For the full breakdown by budget, I cover the options in my best budget turbo trainers guide and the best turbo trainers under £200 roundup.

So which should you buy?

Match the trainer to how you will actually use it.

  1. Buy direct drive if you train to power, race on Zwift, ride indoors several times a week, care about noise, and can leave the trainer set up. Start with my best direct drive turbo trainers roundup.
  2. Buy wheel-on if budget is the deciding factor, you ride indoors only occasionally, you need to pack the trainer away each time, or you are dipping a toe in before committing. The best smart turbo trainers for Zwift guide includes the wheel-on picks worth owning.
  3. Buy used direct drive if you want most of the direct drive benefit at wheel-on prices and you are comfortable buying second-hand. This is the value sweet spot for a lot of riders.
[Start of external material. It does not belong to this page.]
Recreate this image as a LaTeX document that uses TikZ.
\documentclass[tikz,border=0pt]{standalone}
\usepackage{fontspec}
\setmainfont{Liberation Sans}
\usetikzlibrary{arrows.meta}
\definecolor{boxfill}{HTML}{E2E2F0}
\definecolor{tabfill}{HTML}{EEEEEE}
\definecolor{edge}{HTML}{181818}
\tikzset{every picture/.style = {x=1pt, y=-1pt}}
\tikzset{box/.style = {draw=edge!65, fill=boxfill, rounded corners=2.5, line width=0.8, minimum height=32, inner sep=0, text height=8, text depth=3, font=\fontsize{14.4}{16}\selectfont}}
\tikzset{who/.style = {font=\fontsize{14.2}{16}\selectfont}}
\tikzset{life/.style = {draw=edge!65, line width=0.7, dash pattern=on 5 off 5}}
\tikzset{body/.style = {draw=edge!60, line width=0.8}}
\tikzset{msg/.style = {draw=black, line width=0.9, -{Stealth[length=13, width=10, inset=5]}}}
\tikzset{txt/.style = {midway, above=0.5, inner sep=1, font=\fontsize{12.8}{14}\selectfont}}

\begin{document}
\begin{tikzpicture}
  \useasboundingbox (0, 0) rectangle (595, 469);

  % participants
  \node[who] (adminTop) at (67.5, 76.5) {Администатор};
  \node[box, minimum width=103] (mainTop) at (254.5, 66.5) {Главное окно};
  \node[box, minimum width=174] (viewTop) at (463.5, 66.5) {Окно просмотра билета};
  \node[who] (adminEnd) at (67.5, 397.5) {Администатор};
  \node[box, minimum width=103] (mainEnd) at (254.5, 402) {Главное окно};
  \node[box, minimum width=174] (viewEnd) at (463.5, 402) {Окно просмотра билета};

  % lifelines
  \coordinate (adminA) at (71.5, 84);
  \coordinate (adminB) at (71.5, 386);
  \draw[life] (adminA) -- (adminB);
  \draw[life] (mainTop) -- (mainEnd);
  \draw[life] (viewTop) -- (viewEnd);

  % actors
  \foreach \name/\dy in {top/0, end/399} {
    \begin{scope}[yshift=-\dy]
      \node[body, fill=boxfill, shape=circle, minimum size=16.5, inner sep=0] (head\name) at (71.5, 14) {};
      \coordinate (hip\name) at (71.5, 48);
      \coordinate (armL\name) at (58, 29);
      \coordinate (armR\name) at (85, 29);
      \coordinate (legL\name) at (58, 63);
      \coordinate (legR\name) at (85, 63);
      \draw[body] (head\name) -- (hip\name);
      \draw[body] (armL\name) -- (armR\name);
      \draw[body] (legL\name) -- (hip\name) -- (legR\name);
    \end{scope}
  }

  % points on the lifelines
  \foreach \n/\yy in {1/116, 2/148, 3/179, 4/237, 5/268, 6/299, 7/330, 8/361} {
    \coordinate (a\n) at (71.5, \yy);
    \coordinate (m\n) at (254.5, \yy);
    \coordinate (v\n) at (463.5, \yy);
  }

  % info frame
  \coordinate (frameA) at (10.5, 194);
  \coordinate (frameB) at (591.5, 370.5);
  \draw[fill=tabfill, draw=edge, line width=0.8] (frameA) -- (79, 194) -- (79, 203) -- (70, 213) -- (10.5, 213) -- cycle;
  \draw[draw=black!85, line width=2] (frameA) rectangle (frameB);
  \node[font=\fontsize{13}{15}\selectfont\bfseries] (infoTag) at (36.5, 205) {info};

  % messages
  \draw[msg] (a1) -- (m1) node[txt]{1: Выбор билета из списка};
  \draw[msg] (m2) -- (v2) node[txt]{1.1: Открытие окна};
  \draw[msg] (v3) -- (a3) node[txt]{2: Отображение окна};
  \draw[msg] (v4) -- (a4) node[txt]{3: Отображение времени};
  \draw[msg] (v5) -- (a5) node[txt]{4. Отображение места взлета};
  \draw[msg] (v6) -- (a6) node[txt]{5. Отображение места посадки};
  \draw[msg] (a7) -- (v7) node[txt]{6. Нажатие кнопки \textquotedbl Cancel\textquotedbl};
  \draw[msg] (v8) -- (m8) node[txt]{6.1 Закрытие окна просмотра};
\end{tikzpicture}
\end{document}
For the overall shortlist across both types, my best turbo trainers in the UK guide ranks the units I would actually put my own riders on.

The honest verdict

Direct drive is the better trainer in almost every way that matters once you are training seriously: quieter, more accurate, more realistic and lower-maintenance day to day. If your budget reaches it and the trainer can stay built, that is what I would buy.
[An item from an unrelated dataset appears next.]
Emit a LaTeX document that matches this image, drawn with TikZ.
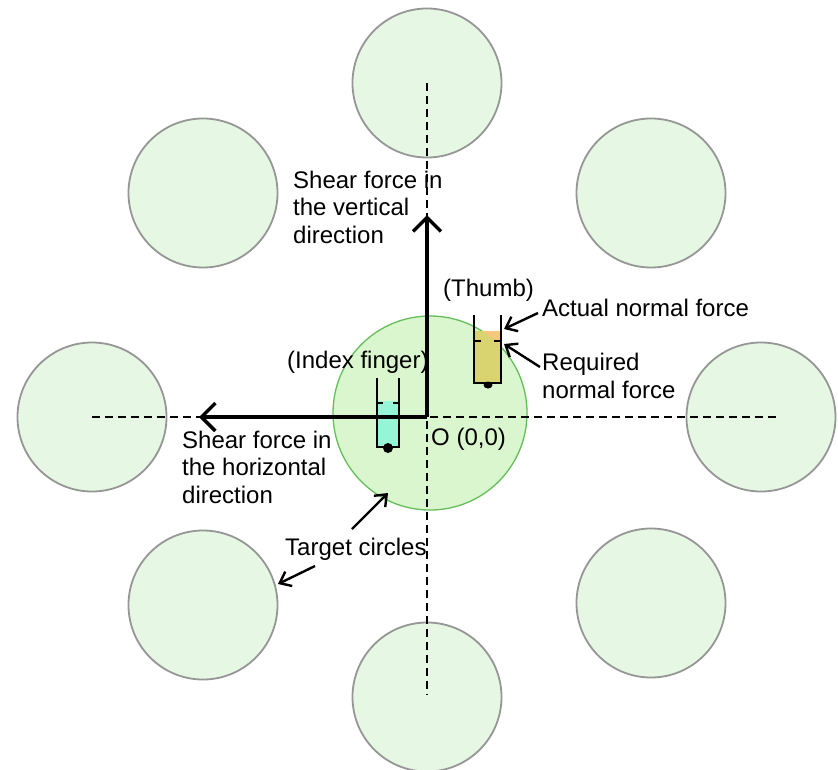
\documentclass[tikz,border=0pt]{standalone}
\usepackage{fontspec}
\setmainfont{Liberation Sans}
\usetikzlibrary{arrows.meta}
\definecolor{outerfill}{RGB}{230,248,228}
\definecolor{outerline}{RGB}{150,150,150}
\definecolor{centerfill}{RGB}{218,246,206}
\definecolor{centerline}{RGB}{100,190,90}
\definecolor{indexfill}{RGB}{150,245,215}
\definecolor{thumbfill}{RGB}{245,200,125}
\definecolor{thumbin}{RGB}{217,211,112}
\begin{document}
\begin{tikzpicture}[x=1pt,y=-1pt,
  target/.style={circle,draw=outerline,fill=outerfill,line width=1.8pt,minimum size=149pt,inner sep=0pt},
  centre/.style={circle,draw=centerline,fill=centerfill,line width=1.3pt,minimum size=194pt,inner sep=0pt},
  axisline/.style={dash pattern=on 8pt off 5pt,line width=2.2pt},
  shear/.style={line width=3.4pt,-{Straight Barb[length=14pt,width=28pt]}},
  pointer/.style={line width=2.4pt,-{Straight Barb[length=10pt,width=16pt]}},
  lbl/.style={inner sep=0pt,anchor=base west,align=left,font=\fontsize{24}{27.5}\selectfont},
  barline/.style={line width=2.6pt}]
\useasboundingbox (0,0) rectangle (838,769);
\fill[white] (0,0) rectangle (838,769);

% outer target circles
\node[target] (ctop) at (427,83) {};
\node[target] (ctl) at (203,193) {};
\node[target] (ctr) at (651,193) {};
\node[target] (cleft) at (92,417) {};
\node[target] (cright) at (761,417) {};
\node[target] (cbl) at (203,605) {};
\node[target] (cbr) at (651,603) {};
\node[target] (cbot) at (427,697) {};

% central circle
\node[centre] (ccen) at (430,413) {};

% finger bars fills
\fill[indexfill] (377,401) rectangle (399,447);
\fill[thumbfill] (474,331) rectangle (501,383);
\begin{scope}
  \clip (430,413) circle (97);
  \fill[thumbin] (474,331) rectangle (501,383);
\end{scope}

% axes
\coordinate (O) at (427,417);
\coordinate (vtop) at (427,83);
\coordinate (vbot) at (427,695);
\coordinate (hleft) at (92,417);
\coordinate (hright) at (780,417);
\draw[axisline] (vtop) -- (vbot);
\draw[axisline] (hleft) -- (hright);

% index finger bar
\draw[barline] (377,378) -- (377,447) -- (399,447) -- (399,378);
\draw[barline] (377,403) -- (383,403);
\draw[barline] (393,403) -- (399,403);
\fill (388,448) circle (5);

% thumb bar
\draw[barline] (474,315) -- (474,383) -- (501,383) -- (501,315);
\draw[barline] (474,341) -- (481,341);
\draw[barline] (494,341) -- (501,341);
\fill (488,385) ellipse [x radius=4.5, y radius=3.5];

% shear arrows
\coordinate (vtip) at (427,215);
\coordinate (htip) at (199,417);
\draw[shear] (O) -- (vtip);
\draw[shear] (O) -- (htip);

% labels
\node[lbl] (vlabel) at (293,243) {Shear force in\\the vertical\\direction};
\node[lbl] (hlabel) at (182,503) {Shear force in\\the horizontal\\direction};
\node[lbl] (thumb) at (443,296) {(Thumb)};
\node[lbl] (actual) at (542,316) {Actual normal force};
\node[lbl] (required) at (542,398) {Required\\normal force};
\node[lbl] (index) at (287,368) {(Index finger)};
\node[lbl] (origin) at (431,445) {O (0,0)};
\node[lbl] (targets) at (285,555) {Target circles};

% pointers
\coordinate (acttail) at (538,313);
\coordinate (acttip) at (504,329);
\coordinate (reqtail) at (540,367);
\coordinate (reqtip) at (504,344);
\coordinate (tgtail1) at (352,529);
\coordinate (tgtip1) at (388,493);
\coordinate (tgtail2) at (315,566);
\coordinate (tgtip2) at (278,584);
\draw[pointer] (acttail) -- (acttip);
\draw[pointer] (reqtail) -- (reqtip);
\draw[pointer] (tgtail1) -- (tgtip1);
\draw[pointer] (tgtail2) -- (tgtip2);
\end{tikzpicture}
\end{document}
Wheel-on is not a compromise to be ashamed of, though. For the rider who is starting out, short on space or money, or only riding indoors now and then, it is the right call, and a smart wheel-on trainer gets you onto Zwift and into structured sessions for far less outlay. Just run a trainer tyre, sit it on a mat, and calibrate before key sessions. And if you can stretch to a clean used direct drive unit, take it: that is the buy I quietly recommend most often.
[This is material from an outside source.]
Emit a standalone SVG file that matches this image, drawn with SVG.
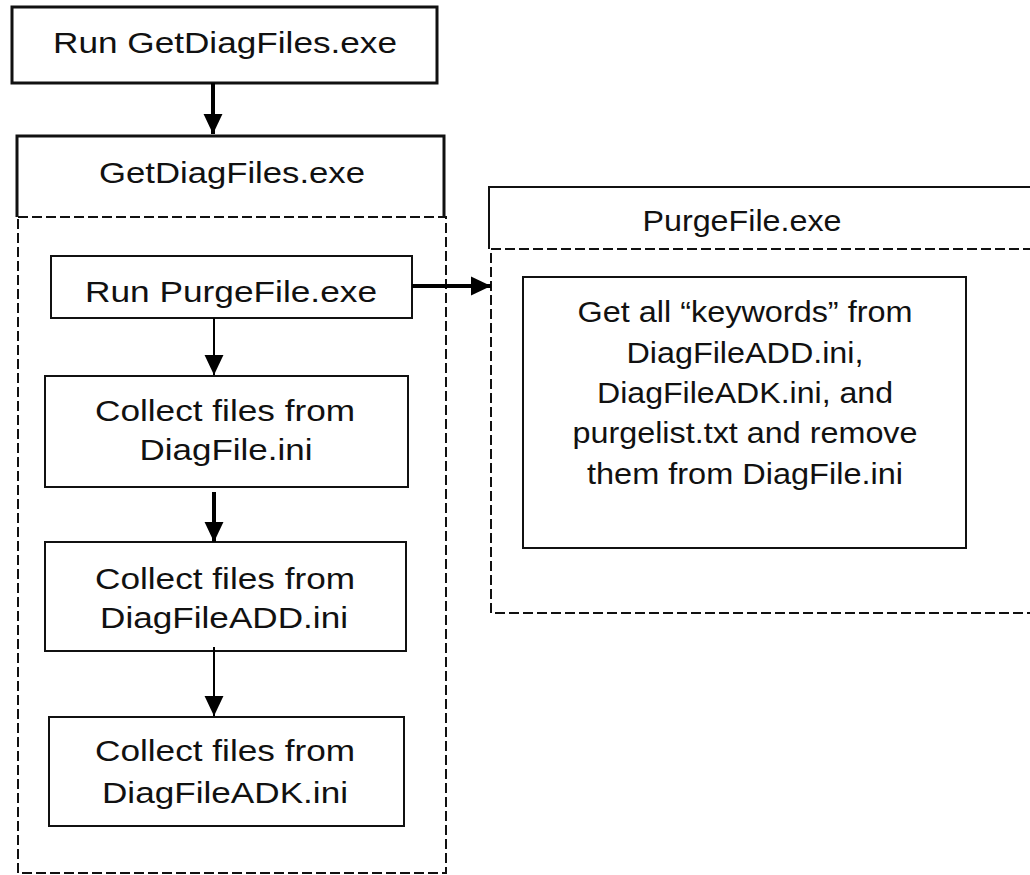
<svg xmlns="http://www.w3.org/2000/svg" width="1030" height="875" viewBox="0 0 1030 875">
<defs>
<style>
.box{fill:none;stroke:#111;stroke-width:2}
.thick{fill:none;stroke:#111;stroke-width:3}
.dash{fill:none;stroke:#111;stroke-width:2;stroke-dasharray:10 4}
.t{font-family:"Liberation Sans",Arial,sans-serif;font-size:30px;fill:#111;text-anchor:middle}
.c{stroke:#000;fill:none}
.ah{fill:#000}
</style>
<marker id="arr" markerUnits="userSpaceOnUse" markerWidth="20" markerHeight="20" viewBox="0 0 18 18" refX="18" refY="9" orient="auto">
<path d="M0,0.5 L18,9 L0,17.5 Z" class="ah"/>
</marker>
</defs>
<rect width="1030" height="875" fill="#fff"/>

<g id="run-getdiag">
<rect class="thick" x="12" y="7" width="425" height="76"/>
<text class="t" x="225" y="53" textLength="344" lengthAdjust="spacingAndGlyphs">Run GetDiagFiles.exe</text>
</g>

<g id="getdiag-container">
<path class="thick" d="M17,217 V136 H444 V217"/>
<rect class="dash" x="18" y="217" width="428" height="656"/>
<text class="t" x="232" y="183" textLength="266" lengthAdjust="spacingAndGlyphs">GetDiagFiles.exe</text>
</g>

<g id="run-purge">
<rect class="box" x="51" y="256" width="361" height="62"/>
<text class="t" x="231" y="302" textLength="292" lengthAdjust="spacingAndGlyphs">Run PurgeFile.exe</text>
</g>

<g id="collect-diagfile">
<rect class="box" x="45" y="376" width="363" height="111"/>
<text class="t" x="225" y="421" textLength="260" lengthAdjust="spacingAndGlyphs">Collect files from</text>
<text class="t" x="226" y="460" textLength="173" lengthAdjust="spacingAndGlyphs">DiagFile.ini</text>
</g>

<g id="collect-add">
<rect class="box" x="45" y="542" width="361" height="109"/>
<text class="t" x="225" y="589" textLength="260" lengthAdjust="spacingAndGlyphs">Collect files from</text>
<text class="t" x="224" y="628" textLength="248" lengthAdjust="spacingAndGlyphs">DiagFileADD.ini</text>
</g>

<g id="collect-adk">
<rect class="box" x="49" y="717" width="355" height="109"/>
<text class="t" x="225" y="761" textLength="260" lengthAdjust="spacingAndGlyphs">Collect files from</text>
<text class="t" x="225" y="803" textLength="246" lengthAdjust="spacingAndGlyphs">DiagFileADK.ini</text>
</g>

<g id="purgefile-container">
<path class="box" d="M489,249 V187 H1040"/>
<rect class="dash" x="491" y="249" width="560" height="364"/>
<text class="t" x="742" y="231" textLength="199" lengthAdjust="spacingAndGlyphs">PurgeFile.exe</text>
</g>

<g id="purge-keywords">
<rect class="box" x="523" y="277" width="443" height="271"/>
<text class="t" x="745" y="322" textLength="335" lengthAdjust="spacingAndGlyphs">Get all “keywords” from</text>
<text class="t" x="745" y="363" textLength="237" lengthAdjust="spacingAndGlyphs">DiagFileADD.ini,</text>
<text class="t" x="745" y="403" textLength="296" lengthAdjust="spacingAndGlyphs">DiagFileADK.ini, and</text>
<text class="t" x="745" y="443" textLength="345" lengthAdjust="spacingAndGlyphs">purgelist.txt and remove</text>
<text class="t" x="745" y="484" textLength="316" lengthAdjust="spacingAndGlyphs">them from DiagFile.ini</text>
</g>

<g id="connectors">
<line class="c" x1="213" y1="83" x2="213" y2="134" stroke-width="4" marker-end="url(#arr)"/>
<line class="c" x1="412" y1="286" x2="491" y2="286" stroke-width="4" marker-end="url(#arr)"/>
<line class="c" x1="214" y1="318" x2="214" y2="375" stroke-width="2" marker-end="url(#arr)"/>
<line class="c" x1="214" y1="492" x2="214" y2="542" stroke-width="4" marker-end="url(#arr)"/>
<line class="c" x1="214" y1="647" x2="214" y2="716" stroke-width="2" marker-end="url(#arr)"/>
</g>
</svg>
Frequently asked questions

Is direct drive better than wheel-on?
For most riders, yes. Direct drive trainers are quieter, more accurate and feel more realistic because they drive the cassette directly with no tyre slip. The trade-off is cost and weight. Wheel-on trainers remain the better choice on a tight budget, in shared spaces where you must pack the trainer away, or for occasional use.
Are wheel-on turbo trainers loud?
Louder than direct drive, yes. On my sound meter at 1 metre, my wheel-on trainer measured noticeably higher than my direct drive unit at the same effort, and the noise rose with speed. Most of it is tyre-on-roller hum, which a trainer tyre and a mat reduce but do not remove. Direct drive trainers are mechanically much quieter.
Do you need a special tyre for a wheel-on trainer?
You do not strictly need one, but a dedicated trainer tyre is strongly recommended. A standard road tyre wears fast, sheds rubber and runs hotter and louder on the roller. A trainer tyre is a hard rubber compound built for the heat and friction. Direct drive trainers avoid this issue entirely because there is no tyre contact.
Is a wheel-on trainer accurate enough for Zwift?
A smart wheel-on trainer is fine for Zwift fun rides and general fitness. For precise structured training or racing where every watt matters, direct drive is more accurate and consistent because there is no tyre slip or pressure drift. Calibrating a wheel-on trainer regularly helps, but it will never quite match a good direct drive unit.
Can I switch from a wheel-on to a direct drive trainer later?
Yes, and many riders do exactly that. The main extra cost when you move to direct drive is buying a cassette to fit the trainer, since the unit replaces your rear wheel. Your bike, trainer apps and accounts all carry over, so it is a straightforward upgrade path.